Recorded data -
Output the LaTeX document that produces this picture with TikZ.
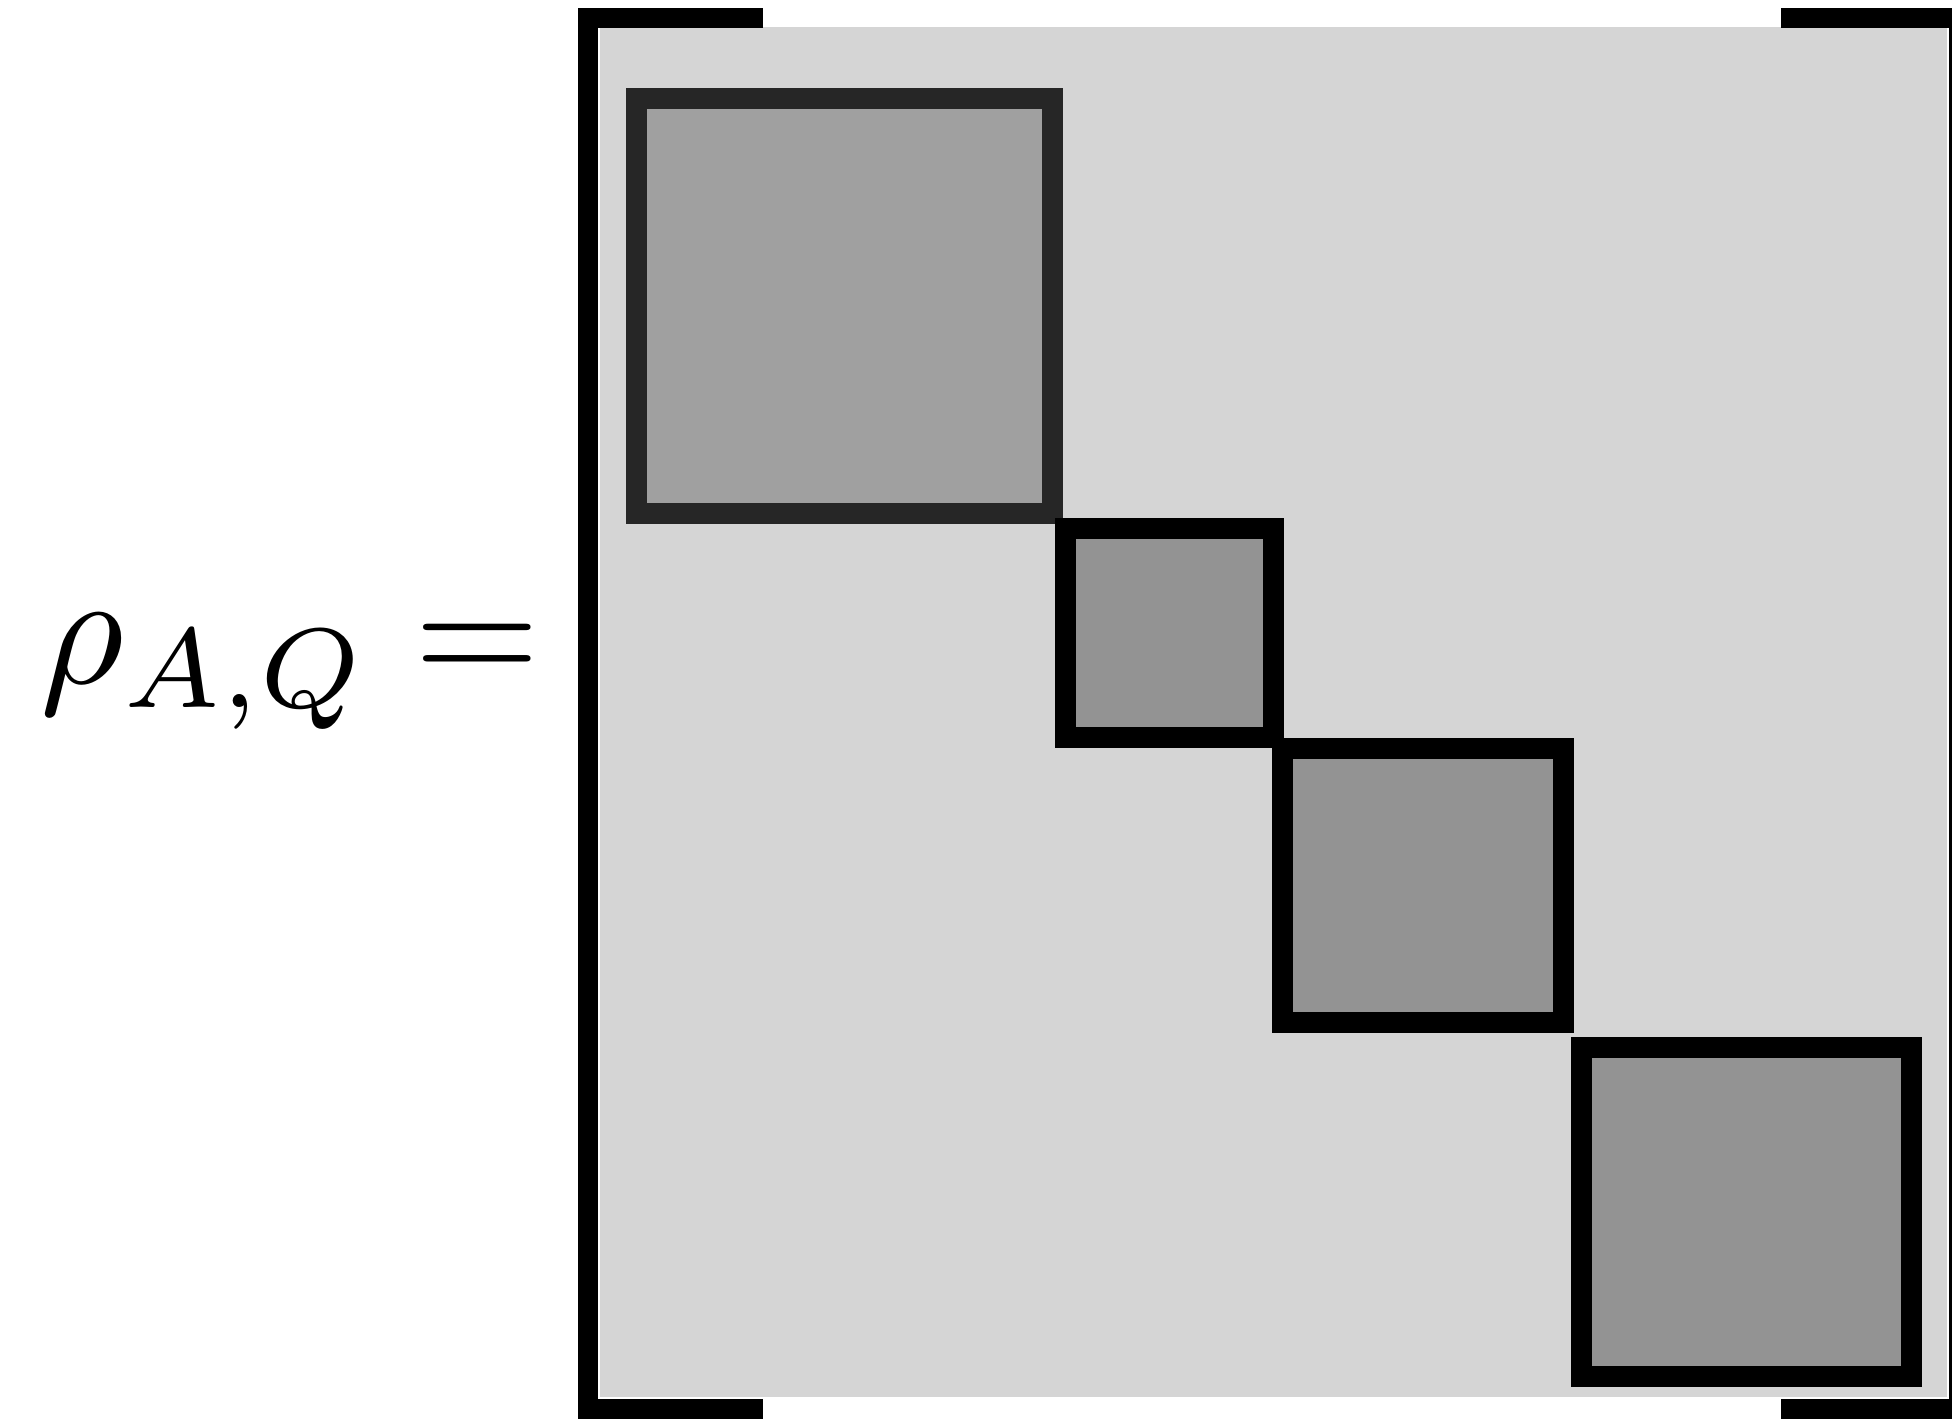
\documentclass[tikz,border=0pt]{standalone}
\usepackage{amsmath}
\usepackage{tikz}
\usetikzlibrary{positioning}
\definecolor{colbg}{RGB}{213,213,213}
\definecolor{colblk}{RGB}{160,160,160}
\definecolor{colsub}{RGB}{147,147,147}
\definecolor{coldark}{RGB}{38,38,38}
\begin{document}
\begin{tikzpicture}[
  x=0.25pt, y=-0.25pt,
  bracket/.style={draw=black, line width=5pt, line join=miter},
  bigblock/.style={draw=coldark, fill=colblk, line width=5.25pt},
  subblock/.style={draw=black, fill=colsub, line width=5.25pt},
  eqn/.style={inner sep=0pt, anchor=base west, scale=4.04, transform shape}
]
\useasboundingbox (0,0) rectangle (1952,1418);

% left-hand side
\node[eqn] (lhs) at (37,683) {$\rho_{A,Q} =$};

% matrix background
\fill[colbg] (600,27) rectangle (1947,1397);

% block-diagonal entries
\draw[bigblock] (636.5,98) rectangle (1052.5,513);
\draw[subblock] (1065.5,528.5) rectangle (1273.5,737);
\draw[subblock] (1282,748) rectangle (1563.5,1022.5);
\draw[subblock] (1581.5,1047.5) rectangle (1911.5,1376);

% brackets
\draw[bracket] (763,18) -- (587.5,18) -- (587.5,1408.5) -- (763,1408.5);
\draw[bracket] (1781,18) -- (1959,18) -- (1959,1408.5) -- (1781,1408.5);
\end{tikzpicture}
\end{document}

Problem requirements - Write out the listing word for word, omitting the pictures it holds.

Solution for this task -
Output the LaTeX document that produces this picture with TikZ.
\documentclass[tikz,border=0pt]{standalone}
\usepackage{amsmath}
\usepackage{tikz}
\usetikzlibrary{positioning}
\definecolor{colbg}{RGB}{213,213,213}
\definecolor{colblk}{RGB}{160,160,160}
\definecolor{colsub}{RGB}{147,147,147}
\definecolor{coldark}{RGB}{38,38,38}
\begin{document}
\begin{tikzpicture}[
  x=0.25pt, y=-0.25pt,
  bracket/.style={draw=black, line width=5pt, line join=miter},
  bigblock/.style={draw=coldark, fill=colblk, line width=5.25pt},
  subblock/.style={draw=black, fill=colsub, line width=5.25pt},
  eqn/.style={inner sep=0pt, anchor=base west, scale=4.04, transform shape}
]
\useasboundingbox (0,0) rectangle (1952,1418);

% left-hand side
\node[eqn] (lhs) at (37,683) {$\rho_{A,Q} =$};

% matrix background
\fill[colbg] (600,27) rectangle (1947,1397);

% block-diagonal entries
\draw[bigblock] (636.5,98) rectangle (1052.5,513);
\draw[subblock] (1065.5,528.5) rectangle (1273.5,737);
\draw[subblock] (1282,748) rectangle (1563.5,1022.5);
\draw[subblock] (1581.5,1047.5) rectangle (1911.5,1376);

% brackets
\draw[bracket] (763,18) -- (587.5,18) -- (587.5,1408.5) -- (763,1408.5);
\draw[bracket] (1781,18) -- (1959,18) -- (1959,1408.5) -- (1781,1408.5);
\end{tikzpicture}
\end{document}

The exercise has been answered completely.